YOUR INSTRUCTIONS ▸
Copy exactly the lines from the start of the material through the line with "const yTicks14 = [0, 0.2, 0.4, 0.6, 0.8, 1, 1.2, 1.4];". Pictures stay out of the copy.

MATERIAL ▸
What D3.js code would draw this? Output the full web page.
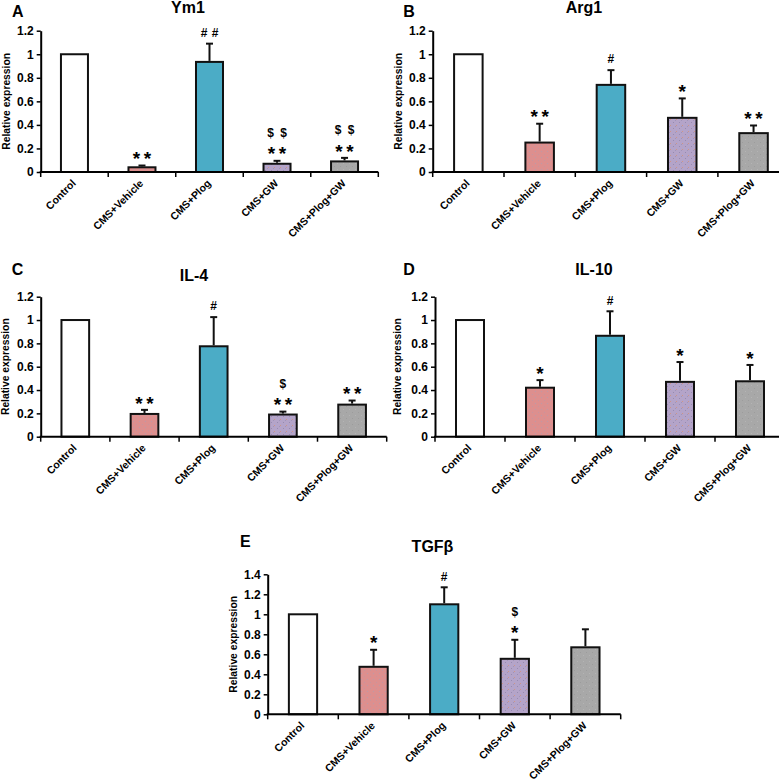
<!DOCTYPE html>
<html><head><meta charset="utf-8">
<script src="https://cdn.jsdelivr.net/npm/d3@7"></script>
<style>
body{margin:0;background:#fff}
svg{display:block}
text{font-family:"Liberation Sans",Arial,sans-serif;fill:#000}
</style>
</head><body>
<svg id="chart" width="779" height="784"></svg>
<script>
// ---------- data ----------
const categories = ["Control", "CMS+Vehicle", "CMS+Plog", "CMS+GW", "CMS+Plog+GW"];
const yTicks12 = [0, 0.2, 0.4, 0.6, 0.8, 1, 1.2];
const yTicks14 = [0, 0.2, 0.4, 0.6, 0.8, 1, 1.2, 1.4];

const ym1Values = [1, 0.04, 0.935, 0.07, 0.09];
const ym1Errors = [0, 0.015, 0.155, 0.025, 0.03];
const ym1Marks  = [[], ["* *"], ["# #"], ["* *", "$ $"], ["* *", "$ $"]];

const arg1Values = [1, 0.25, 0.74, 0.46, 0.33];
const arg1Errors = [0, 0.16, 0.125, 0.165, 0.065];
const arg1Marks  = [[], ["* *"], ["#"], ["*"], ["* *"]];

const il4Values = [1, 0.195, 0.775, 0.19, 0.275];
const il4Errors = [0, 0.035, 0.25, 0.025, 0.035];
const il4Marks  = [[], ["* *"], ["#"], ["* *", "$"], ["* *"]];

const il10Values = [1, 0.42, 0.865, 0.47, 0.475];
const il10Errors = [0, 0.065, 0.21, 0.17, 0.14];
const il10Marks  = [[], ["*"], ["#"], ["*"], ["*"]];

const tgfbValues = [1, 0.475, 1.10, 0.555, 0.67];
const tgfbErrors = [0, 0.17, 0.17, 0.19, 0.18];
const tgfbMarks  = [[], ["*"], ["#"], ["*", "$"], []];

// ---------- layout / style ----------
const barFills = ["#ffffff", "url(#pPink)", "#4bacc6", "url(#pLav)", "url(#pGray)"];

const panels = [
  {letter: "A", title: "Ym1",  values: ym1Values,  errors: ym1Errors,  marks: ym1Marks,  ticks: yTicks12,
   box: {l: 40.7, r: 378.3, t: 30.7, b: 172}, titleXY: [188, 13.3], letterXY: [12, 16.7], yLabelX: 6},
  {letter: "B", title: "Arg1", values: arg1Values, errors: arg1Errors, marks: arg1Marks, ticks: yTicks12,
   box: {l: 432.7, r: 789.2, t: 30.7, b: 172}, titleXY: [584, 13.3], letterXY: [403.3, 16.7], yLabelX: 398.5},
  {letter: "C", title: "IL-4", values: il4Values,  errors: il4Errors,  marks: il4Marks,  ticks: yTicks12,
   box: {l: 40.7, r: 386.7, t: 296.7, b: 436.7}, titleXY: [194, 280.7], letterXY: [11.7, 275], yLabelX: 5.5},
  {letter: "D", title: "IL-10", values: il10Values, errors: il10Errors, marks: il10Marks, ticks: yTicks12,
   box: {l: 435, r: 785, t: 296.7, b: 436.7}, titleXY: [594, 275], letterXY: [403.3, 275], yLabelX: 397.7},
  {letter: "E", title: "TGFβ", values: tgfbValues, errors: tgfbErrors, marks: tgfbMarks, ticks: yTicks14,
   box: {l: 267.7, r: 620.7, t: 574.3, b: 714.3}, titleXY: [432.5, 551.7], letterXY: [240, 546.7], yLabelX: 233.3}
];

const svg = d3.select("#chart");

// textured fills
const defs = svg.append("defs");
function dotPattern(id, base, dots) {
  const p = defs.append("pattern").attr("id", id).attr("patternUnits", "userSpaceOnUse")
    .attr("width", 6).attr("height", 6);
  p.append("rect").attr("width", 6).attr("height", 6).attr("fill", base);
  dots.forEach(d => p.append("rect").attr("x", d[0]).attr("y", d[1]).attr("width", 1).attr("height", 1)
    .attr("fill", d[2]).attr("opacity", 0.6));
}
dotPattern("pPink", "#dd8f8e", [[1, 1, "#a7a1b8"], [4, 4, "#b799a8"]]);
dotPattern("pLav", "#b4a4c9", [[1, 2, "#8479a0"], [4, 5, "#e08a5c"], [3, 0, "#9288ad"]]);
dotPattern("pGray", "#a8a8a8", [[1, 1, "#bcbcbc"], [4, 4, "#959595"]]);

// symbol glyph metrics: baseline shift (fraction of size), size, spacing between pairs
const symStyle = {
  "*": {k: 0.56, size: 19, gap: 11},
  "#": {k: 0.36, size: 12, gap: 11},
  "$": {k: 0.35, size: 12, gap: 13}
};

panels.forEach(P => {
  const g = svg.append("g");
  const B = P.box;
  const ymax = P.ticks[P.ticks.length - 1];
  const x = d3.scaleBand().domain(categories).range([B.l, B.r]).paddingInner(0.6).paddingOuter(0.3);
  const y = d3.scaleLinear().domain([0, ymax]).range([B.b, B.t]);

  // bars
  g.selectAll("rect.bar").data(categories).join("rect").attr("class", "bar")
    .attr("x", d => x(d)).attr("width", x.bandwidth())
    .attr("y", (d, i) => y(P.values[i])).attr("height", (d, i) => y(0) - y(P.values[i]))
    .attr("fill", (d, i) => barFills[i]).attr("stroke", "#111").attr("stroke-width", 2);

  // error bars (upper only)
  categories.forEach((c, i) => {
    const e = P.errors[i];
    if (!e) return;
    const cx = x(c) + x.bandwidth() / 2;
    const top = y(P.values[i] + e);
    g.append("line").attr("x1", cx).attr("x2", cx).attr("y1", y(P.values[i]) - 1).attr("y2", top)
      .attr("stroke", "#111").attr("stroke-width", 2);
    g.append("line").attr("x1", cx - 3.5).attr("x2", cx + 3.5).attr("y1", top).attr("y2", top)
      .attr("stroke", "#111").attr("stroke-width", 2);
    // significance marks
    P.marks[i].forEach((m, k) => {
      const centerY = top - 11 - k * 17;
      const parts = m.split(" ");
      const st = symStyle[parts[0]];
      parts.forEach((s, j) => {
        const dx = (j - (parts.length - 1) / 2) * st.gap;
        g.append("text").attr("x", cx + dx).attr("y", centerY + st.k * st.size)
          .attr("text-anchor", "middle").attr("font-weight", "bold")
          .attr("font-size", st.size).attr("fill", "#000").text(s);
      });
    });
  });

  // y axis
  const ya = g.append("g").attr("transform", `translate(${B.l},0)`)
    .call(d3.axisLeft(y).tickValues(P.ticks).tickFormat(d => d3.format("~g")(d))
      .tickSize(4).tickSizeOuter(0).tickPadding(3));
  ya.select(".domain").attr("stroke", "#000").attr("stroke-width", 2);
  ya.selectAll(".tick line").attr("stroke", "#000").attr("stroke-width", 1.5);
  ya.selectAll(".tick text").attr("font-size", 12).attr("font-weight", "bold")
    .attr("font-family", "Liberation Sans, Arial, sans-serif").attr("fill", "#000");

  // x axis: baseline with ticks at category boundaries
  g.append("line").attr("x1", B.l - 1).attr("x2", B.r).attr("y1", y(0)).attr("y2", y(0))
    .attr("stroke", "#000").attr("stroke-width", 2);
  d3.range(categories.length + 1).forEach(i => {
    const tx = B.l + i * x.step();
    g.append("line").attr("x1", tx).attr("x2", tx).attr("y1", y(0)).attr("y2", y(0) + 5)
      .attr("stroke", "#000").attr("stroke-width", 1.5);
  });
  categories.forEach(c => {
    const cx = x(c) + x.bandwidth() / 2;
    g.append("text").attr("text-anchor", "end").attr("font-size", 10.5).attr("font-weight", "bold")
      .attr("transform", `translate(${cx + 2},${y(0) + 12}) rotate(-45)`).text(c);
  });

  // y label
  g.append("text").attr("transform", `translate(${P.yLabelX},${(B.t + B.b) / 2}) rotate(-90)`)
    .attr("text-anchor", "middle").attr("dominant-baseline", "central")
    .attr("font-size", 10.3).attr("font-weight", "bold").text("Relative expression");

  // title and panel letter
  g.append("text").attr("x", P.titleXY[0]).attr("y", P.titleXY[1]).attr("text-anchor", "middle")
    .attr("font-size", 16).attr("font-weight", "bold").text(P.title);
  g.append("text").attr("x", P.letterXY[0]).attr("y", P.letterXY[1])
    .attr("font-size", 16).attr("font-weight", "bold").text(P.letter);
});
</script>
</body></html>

ANSWER FOR THIS EXERCISE ▸
What D3.js code would draw this? Output the full web page.
<!DOCTYPE html>
<html><head><meta charset="utf-8">
<script src="https://cdn.jsdelivr.net/npm/d3@7"></script>
<style>
body{margin:0;background:#fff}
svg{display:block}
text{font-family:"Liberation Sans",Arial,sans-serif;fill:#000}
</style>
</head><body>
<svg id="chart" width="779" height="784"></svg>
<script>
// ---------- data ----------
const categories = ["Control", "CMS+Vehicle", "CMS+Plog", "CMS+GW", "CMS+Plog+GW"];
const yTicks12 = [0, 0.2, 0.4, 0.6, 0.8, 1, 1.2];
const yTicks14 = [0, 0.2, 0.4, 0.6, 0.8, 1, 1.2, 1.4];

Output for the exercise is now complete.